In the United States it’s not uncommon for drunk drivers to be taken to the morgue and shown the result of their carelessness. Why don’t we do the same with anyone found carrying a knife? And please don’t bleat to me about how cruel that would be; if you carry a deadly weapon you deserve to be shown what it will do to someone if used. Show these individuals a couple of stabbed or shot corpses – tell them who they were and what family they had – shock them into realising what they will end up like.
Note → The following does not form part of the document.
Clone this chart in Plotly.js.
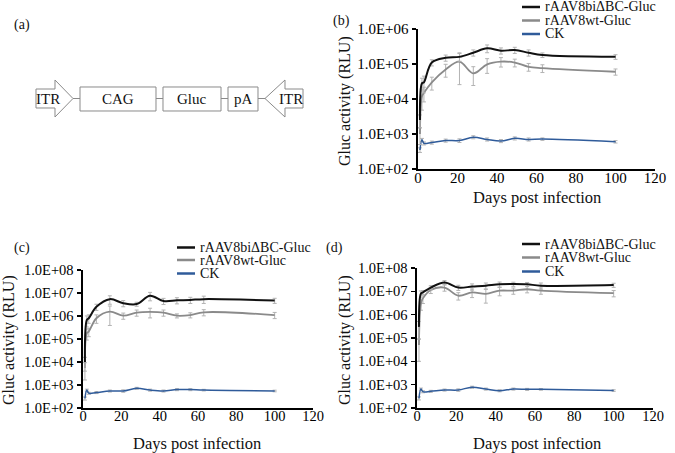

Another sound argument, in my opinion, is the reintroduction of National Service. Again, it’s not a popular liberal solution because there will always be those who say that teaching our youngsters to kill is counter-productive but the army also teaches respect, discipline and teamwork. I’m not naïve, I’ve been a soldier and I know there are imperfections there too but look at how deep all this is running – our armed forces are under attack by the very people they defend just for doing their job, whether politically that is right or wrong is irrelevant. This is just another clue to the decline of respect and it comes about in this case because some people have lost faith.
Our children have no faith in the system because all we hear about is how corrupt and dishonest our elected leaders are. That is completely understandable; if you look up to someone and they disappoint you then trust and respect is gone. Many of our kids live in poor, underprivileged areas and have little choice but to turn to gang culture, drugs and violence in order to survive. This isn’t their fault – its ours.
I wouldn’t dare to take the moral high ground here because I know how bad I was as a child and I still remember the need to be popular and give in to peer influence but if all children understood where the line was and what the ramifications were then crossing it would require greater consideration.
A spokesman for black youth in London put it very succinctly on the news recently; those who carry knives have power and credence in their peer group (or gang if you want) but once they’ve killed someone, where do they go from there?